Initially it looked as if Nishikori would struggle in the third set, facing a beak point in the second game and two breaks points in the fourth game. But it turned out that it was Raonic who blinked first, allowing Nishikori to take advantage of a second break point at 30-40 in the fifth game with an inside out forehand crosscourt return winner.
Nishikori had two set points on Raonic’s serve in the ninth game of the third set, but had to wait to serve out the match on his own serve. He missed out on his third set point with a stray forehand, but ended the set with an ace. At first his serve was called out, but a challenge revealed it was in and Japan had a two sets to one lead in the fourth rubber.

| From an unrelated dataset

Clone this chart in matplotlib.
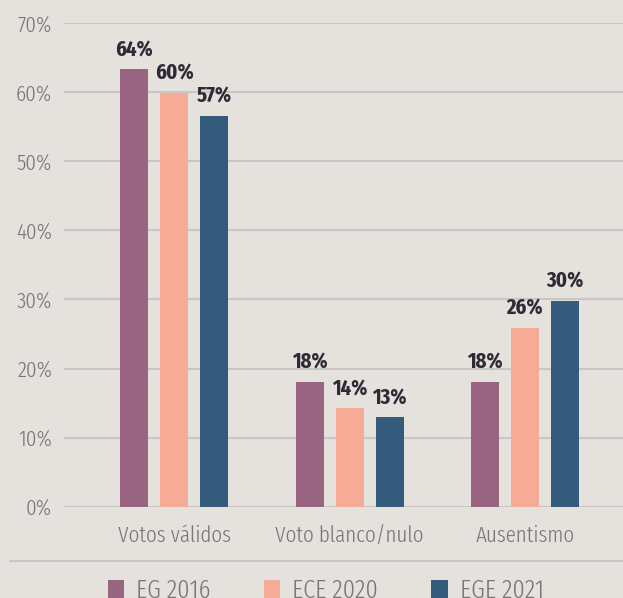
import numpy as np
import matplotlib.pyplot as plt
from matplotlib.patches import Patch
from matplotlib.lines import Line2D

# data
categories = ['Votos válidos', 'Voto blanco/nulo', 'Ausentismo']
series = ['EG 2016', 'ECE 2020', 'EGE 2021']
eg2016 = [63.3, 18.1, 18.1]
ece2020 = [59.9, 14.3, 25.9]
ege2021 = [56.6, 13.0, 29.8]
labels_eg2016 = ['64%', '18%', '18%']
labels_ece2020 = ['60%', '14%', '26%']
labels_ege2021 = ['57%', '13%', '30%']
yticks = [0, 10, 20, 30, 40, 50, 60, 70]
ytick_labels = ['0%', '10%', '20%', '30%', '40%', '50%', '60%', '70%']

colors = ['#98647f', '#f6ab94', '#345b7c']
bg = '#e5e1dd'
grid_col = '#c9c6c4'
txt_light = '#787574'
txt_dark = '#2e2b36'
FONT = ['Fira Sans Extra Condensed', 'DejaVu Sans']
plt.rcParams['font.family'] = FONT

fig = plt.figure(figsize=(6.23, 5.98), dpi=100, facecolor=bg)
ax = fig.add_axes([64 / 623, 91.3 / 598, 1 - 64 / 623, (506.7 - 23) / 598])
ax.set_facecolor(bg)

x = np.arange(len(categories))
width = 0.16
offset = 0.228
all_vals = [eg2016, ece2020, ege2021]
all_labels = [labels_eg2016, labels_ece2020, labels_ege2021]

for i, (vals, labs) in enumerate(zip(all_vals, all_labels)):
    pos = x + (i - 1) * offset
    bars = ax.bar(pos, vals, width, color=colors[i], zorder=3)
    for b, lab in zip(bars, labs):
        ax.annotate(lab, (b.get_x() + b.get_width() / 2, b.get_height()),
                    xytext=(0, 6), textcoords='offset points',
                    ha='center', va='bottom', fontsize=16, fontweight='bold',
                    color=txt_dark, zorder=4)

ax.set_ylim(0, 70)
ax.set_xlim(-0.63, 2.56)
ax.set_yticks(yticks)
ax.set_yticklabels(ytick_labels, fontweight=300)
ax.yaxis.grid(True, color=grid_col, linewidth=1.5, zorder=0)
ax.set_xticks(x)
ax.set_xticklabels(categories, fontweight=300)
ax.tick_params(axis='both', length=0, labelsize=16.5, colors=txt_light)
ax.tick_params(axis='y', pad=8.5)
ax.tick_params(axis='x', pad=13)
for s in ax.spines.values():
    s.set_visible(False)

# separator line above the legend
fig.add_artist(Line2D([10 / 623, 1], [1 - 560.7 / 598] * 2,
                      transform=fig.transFigure, color=grid_col, linewidth=1.5))

handles = [Patch(facecolor=c, edgecolor='none') for c in colors]
leg = fig.legend(handles, series, loc='upper left',
                 bbox_to_anchor=(97 / 623, 1 - 568 / 598), ncol=3,
                 frameon=False, handlelength=0.64,
                 handleheight=0.64, handletextpad=0.45, columnspacing=2.0,
                 borderaxespad=0, prop={'weight': 300, 'size': 19})
for t in leg.get_texts():
    t.set_color(txt_light)

fig.savefig('out.png', dpi=100, facecolor=bg)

Raonic was not ready to surrender Canada to a decisive fifth match and put all his effort into sending the outing into a decisive fifth set. He took a 3-1 lead when Nishikori double faulted at 30-40 in the fourth game and saved a break point against his own serve in the fifth game to keep control of the set. An extra service break in the final game of the fourth set seemed to sweetened things for Raonic as he headed into the fifth set.
Unfortunately, however, Raonic could not keep the momentum going and surrendered his serve in the third game of the fifth set to place NIshikori in striking position. But Japan’s finest couldn’t hold onto his lead. surrendering his serve when he netted a backhand in the sixth game to even the score to 3-3. In the end it was Raonic who surrendered when serving at 4-4 – at 30-40 he double faulted to give Nishikori the opening to serve for the match.
“It’s kind of funny that we always play long matches,” Nishikori said. “When he broke me back I was a little bit worried because I thought I had that game. Mentally it was really tough, especially with these big guys you’re not supposed to let a break go. But I tried to stay calm and stay tough. I was waiting for one chance and he gave me a double fault, so it was a little luck.”